Il fallut plusieurs votations populaires pour en arriver jusque là. L’électorat, entièrement masculin, a voté non à plusieurs reprises, à des majorités de plus en plus étroites, avant de finir par dire oui. Une des ces votations eut lieu en 1946. Le Parti du Travail avait en effet lancé une initiative populaire cantonale pour l’introduction des droits politiques pour les femmes en 1945, soit une année à peine après sa fondation. Ce fut un des tous premiers combats de notre Parti. La votation ne fut pas encore remportée cette fois-ci. Mais cela montre en tout cas que, d’une part il s’agissait d’un combat absolument central pour le Parti du Travail, non d’un enjeu périphérique, et d’autre part qu’il ne faut jamais se décourager devant une défaite : à force de persévérance, celle-ci peut être surmontée. La voie du progrès est toujours difficile et sinueuse, aucune avancée n’est jamais obtenue sans lutte.

Quant au principe de l’égalité hommes-femmes, il ne fut inscrit dans la Constitution fédérale qu’en 1981, sans être pour autant pleinement devenu réalité, encore de nos jours. Pour ce qui est des droits civils des femmes, le combat ne fut pas moins long et difficile que pour les droits politiques. Avant les années 70, la Suisse disposait d’un code civil particulièrement rétrograde, qui s’inscrivait parfaitement dans la société conservatrice d’alors, dans la volonté réactionnaire d’une bourgeoisie bien décidée à ne rien lâcher de ses privilèges, de rester en marge de toutes les avancées du temps. Une femme alors ne pouvait ni travailler, ni ouvrier un compte en banque sans l’autorisation écrite de son mari, qui avait le droit d’administrer ses biens. La place d’une femme était vue comme étant à la cuisine, et son salaire comme un simple salaire d’appoint pour celui de son mari. C’est l’héritage de cette époque qui explique que les droits politiques furent si longs à conquérir, et que l’égalité salariale n’est toujours pas réalisée. Le code civil ne commença à être sérieusement réformé dans le sens de plus d’égalité que dans les années 70. Le droit, pour une femme, de travailler et de disposer d’un compte bancaire sans l’autorisation de son mari ne fut pleinement acquis qu’en 1988. Le droit à l’avortement ne fut acquis qu’en 2002. L’assurance maternité en 2004.

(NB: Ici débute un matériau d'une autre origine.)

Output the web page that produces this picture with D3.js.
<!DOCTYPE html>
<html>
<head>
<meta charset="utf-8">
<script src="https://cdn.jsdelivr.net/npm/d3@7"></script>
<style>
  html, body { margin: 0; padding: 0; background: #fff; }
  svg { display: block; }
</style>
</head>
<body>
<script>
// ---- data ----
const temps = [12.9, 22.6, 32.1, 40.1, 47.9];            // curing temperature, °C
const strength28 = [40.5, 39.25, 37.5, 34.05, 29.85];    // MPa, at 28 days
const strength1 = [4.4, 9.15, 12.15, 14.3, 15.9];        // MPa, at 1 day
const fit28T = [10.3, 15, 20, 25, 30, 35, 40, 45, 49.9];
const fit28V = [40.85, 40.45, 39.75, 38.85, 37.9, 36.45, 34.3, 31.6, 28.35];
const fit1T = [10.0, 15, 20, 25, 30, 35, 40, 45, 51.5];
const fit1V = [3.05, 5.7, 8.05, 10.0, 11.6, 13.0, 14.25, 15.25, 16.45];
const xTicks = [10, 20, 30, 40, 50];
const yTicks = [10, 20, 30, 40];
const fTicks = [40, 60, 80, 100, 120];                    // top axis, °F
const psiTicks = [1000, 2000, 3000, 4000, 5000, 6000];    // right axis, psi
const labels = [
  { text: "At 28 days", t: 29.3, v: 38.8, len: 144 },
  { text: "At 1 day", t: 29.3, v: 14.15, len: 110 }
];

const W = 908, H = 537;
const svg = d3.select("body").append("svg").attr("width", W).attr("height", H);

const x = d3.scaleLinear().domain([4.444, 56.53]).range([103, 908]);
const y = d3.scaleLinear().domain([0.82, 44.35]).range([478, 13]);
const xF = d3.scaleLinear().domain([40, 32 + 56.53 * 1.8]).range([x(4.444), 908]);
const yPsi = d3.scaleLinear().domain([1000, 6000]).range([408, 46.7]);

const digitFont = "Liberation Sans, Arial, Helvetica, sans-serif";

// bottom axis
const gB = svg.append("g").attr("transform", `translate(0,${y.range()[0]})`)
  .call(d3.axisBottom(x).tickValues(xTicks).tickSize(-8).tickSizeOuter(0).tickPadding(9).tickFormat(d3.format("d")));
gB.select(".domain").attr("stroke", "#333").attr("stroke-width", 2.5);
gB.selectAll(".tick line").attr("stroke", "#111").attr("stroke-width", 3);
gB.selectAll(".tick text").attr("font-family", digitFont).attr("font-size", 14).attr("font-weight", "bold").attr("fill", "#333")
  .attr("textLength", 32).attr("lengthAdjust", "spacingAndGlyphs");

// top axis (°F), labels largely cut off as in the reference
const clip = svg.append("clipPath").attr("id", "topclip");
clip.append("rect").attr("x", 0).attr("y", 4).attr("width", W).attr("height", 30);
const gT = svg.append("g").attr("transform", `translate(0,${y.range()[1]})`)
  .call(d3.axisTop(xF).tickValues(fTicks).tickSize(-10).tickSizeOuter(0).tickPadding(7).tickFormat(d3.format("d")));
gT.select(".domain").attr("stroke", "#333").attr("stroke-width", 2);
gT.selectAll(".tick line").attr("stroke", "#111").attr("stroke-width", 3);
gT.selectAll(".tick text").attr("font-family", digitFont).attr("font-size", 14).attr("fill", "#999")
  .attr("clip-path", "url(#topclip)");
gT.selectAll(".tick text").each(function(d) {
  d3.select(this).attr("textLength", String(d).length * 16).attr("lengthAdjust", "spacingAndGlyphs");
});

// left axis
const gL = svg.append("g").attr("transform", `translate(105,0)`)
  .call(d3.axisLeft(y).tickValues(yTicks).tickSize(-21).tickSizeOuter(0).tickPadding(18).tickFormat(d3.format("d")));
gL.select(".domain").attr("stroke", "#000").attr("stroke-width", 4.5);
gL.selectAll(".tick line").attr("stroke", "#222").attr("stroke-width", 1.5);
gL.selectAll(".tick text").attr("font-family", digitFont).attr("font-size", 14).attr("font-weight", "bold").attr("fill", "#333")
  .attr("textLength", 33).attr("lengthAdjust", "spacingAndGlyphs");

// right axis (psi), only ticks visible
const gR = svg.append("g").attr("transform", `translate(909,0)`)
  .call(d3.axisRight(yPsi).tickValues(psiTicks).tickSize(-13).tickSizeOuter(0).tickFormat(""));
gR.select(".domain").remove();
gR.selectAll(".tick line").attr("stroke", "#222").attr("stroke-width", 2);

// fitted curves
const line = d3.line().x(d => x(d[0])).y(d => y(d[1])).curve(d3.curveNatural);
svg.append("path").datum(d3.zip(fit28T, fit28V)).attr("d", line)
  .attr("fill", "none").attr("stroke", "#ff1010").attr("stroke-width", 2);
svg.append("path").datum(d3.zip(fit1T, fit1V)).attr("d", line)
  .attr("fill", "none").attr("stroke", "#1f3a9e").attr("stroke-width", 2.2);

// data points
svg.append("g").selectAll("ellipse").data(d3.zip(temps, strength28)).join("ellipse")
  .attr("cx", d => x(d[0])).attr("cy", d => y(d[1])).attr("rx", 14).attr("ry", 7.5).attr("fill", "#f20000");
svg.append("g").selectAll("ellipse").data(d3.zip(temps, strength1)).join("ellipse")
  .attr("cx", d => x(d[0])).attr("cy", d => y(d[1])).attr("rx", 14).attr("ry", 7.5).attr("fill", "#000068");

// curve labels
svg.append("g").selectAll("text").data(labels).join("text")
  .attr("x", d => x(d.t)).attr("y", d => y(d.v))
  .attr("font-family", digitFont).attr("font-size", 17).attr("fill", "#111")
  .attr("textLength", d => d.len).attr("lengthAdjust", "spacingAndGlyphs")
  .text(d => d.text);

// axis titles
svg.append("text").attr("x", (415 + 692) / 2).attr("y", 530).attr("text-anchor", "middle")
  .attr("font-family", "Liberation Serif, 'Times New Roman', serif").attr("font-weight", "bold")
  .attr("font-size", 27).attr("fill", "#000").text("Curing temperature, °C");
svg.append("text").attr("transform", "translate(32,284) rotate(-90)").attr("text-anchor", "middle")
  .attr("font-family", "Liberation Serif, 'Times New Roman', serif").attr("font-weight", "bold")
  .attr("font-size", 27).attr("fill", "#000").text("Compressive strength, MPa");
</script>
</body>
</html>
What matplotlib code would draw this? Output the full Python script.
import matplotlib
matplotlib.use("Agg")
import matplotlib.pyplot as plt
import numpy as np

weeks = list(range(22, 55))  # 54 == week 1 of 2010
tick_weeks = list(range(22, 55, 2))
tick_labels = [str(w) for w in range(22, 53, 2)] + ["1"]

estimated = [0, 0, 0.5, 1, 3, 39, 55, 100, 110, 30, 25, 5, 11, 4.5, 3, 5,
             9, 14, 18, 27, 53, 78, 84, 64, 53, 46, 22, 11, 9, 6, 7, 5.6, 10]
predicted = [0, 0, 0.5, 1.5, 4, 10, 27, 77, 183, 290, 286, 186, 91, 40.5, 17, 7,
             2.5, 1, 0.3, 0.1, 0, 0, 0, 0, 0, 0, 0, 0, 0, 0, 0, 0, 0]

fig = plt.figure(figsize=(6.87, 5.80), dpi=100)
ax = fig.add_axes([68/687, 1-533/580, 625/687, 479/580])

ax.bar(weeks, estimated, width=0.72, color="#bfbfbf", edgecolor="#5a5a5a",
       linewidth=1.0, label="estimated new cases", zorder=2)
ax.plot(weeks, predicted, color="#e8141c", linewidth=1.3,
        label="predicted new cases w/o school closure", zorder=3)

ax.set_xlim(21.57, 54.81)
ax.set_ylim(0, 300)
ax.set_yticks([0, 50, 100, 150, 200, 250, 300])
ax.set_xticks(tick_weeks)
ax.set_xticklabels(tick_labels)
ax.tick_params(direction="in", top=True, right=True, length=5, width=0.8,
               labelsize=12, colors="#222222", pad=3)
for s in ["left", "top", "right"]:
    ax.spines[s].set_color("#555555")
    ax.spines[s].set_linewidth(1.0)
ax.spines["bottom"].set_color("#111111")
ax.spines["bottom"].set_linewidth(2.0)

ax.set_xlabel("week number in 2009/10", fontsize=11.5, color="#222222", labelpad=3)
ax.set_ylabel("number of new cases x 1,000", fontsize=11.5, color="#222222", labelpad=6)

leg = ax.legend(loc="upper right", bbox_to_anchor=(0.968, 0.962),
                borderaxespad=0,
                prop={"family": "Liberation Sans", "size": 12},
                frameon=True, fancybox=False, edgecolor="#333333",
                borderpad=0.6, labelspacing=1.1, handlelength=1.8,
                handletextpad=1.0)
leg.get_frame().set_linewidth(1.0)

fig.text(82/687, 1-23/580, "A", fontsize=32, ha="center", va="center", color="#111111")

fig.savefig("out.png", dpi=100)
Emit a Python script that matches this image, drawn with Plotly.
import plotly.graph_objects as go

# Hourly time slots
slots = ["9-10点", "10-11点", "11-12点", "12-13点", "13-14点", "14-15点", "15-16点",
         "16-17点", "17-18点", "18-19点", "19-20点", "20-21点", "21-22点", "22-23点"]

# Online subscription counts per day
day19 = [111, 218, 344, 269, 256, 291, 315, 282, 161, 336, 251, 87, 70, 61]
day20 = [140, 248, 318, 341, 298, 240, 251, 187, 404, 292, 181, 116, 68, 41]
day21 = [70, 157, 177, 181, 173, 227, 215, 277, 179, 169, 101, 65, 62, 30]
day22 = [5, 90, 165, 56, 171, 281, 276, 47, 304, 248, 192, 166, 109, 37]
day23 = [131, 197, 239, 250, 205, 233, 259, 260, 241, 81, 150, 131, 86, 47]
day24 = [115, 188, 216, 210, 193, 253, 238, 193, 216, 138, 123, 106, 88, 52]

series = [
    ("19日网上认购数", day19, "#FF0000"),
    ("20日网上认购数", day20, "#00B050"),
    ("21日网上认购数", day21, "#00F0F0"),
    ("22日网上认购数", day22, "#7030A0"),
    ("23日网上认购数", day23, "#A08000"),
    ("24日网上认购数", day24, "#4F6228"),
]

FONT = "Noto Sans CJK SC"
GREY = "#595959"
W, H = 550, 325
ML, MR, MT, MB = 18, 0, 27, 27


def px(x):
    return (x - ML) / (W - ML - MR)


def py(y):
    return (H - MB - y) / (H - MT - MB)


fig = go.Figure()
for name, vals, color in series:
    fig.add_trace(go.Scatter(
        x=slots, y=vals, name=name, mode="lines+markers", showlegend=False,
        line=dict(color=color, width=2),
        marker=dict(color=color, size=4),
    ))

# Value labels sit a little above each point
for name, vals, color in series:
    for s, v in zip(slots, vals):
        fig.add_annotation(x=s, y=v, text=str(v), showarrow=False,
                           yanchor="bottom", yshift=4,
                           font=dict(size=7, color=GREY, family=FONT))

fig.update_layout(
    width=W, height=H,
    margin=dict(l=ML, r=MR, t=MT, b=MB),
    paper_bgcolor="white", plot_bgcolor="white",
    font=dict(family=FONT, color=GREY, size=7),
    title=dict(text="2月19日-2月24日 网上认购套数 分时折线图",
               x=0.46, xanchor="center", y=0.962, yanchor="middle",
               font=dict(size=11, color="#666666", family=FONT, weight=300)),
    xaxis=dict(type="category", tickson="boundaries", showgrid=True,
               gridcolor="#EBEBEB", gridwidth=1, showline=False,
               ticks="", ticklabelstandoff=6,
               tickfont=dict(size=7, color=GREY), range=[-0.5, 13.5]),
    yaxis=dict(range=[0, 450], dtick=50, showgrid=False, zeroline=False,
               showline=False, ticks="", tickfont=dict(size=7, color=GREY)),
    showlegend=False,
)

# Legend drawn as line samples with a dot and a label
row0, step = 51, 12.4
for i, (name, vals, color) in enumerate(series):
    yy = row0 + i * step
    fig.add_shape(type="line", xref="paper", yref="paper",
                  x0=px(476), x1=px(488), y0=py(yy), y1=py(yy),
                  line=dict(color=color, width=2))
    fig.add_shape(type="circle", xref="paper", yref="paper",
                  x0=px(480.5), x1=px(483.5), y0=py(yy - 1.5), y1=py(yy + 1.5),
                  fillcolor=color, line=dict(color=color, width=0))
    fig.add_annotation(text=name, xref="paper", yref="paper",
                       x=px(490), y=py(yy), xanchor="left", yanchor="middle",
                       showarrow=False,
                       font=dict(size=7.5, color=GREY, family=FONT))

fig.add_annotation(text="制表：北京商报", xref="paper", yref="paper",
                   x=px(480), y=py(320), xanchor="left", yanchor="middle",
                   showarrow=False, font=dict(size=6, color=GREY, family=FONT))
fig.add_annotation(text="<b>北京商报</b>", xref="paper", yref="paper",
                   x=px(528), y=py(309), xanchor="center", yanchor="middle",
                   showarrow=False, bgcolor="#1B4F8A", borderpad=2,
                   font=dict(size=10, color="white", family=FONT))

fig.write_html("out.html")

Je voudrais insister par là pour dire à quel point les droit, qu’on croit parfois acquis, allant de soi, sont récents, furent longs et difficiles à obtenir, et sont toujours susceptibles d’être remis en cause. Aujourd’hui, la remise en cause est une triste réalité, de nos jours où l’exigence d’un réel changement doit faire face à une vague brutale de réaction néoconservatrice. Aux Etats-Unis de Trump, la remise en cause est ouverte et brutale. En Suisse, c’est plus insidieux. Mentionnons notamment les attaques de l’UDC contre les crèches – avec une révoltante démagogie, une campagne contre « l’étatisation des enfants » – attaques motivées par une conception réactionnaire : les femmes à la maison !

La lutte n’est jamais finie. Dans une brochure intitulée « Horizons féminins », éditée par la section vaudoise de notre Parti à la veille du scrutin de 1971 sur le droit de vote des femmes, il est écrit en guise de conclusion : « Le problème réel est un problème de régime. Et sa solution définitive ne sera trouvée que dans le cadre d’une société socialiste qui permette à tous, sans distinction entre les sexes, de se réaliser pleinement au service de la communauté. C’est dire que la lutte pour la libération de la femme est inséparable de la lutte commune de tous les travailleurs, hommes et femmes, contre l’injustice et l’exploitation, pour la nouvelle société sans classes de demain ». Ce combat est plus que jamais le nôtre, il est plus que jamais indispensable.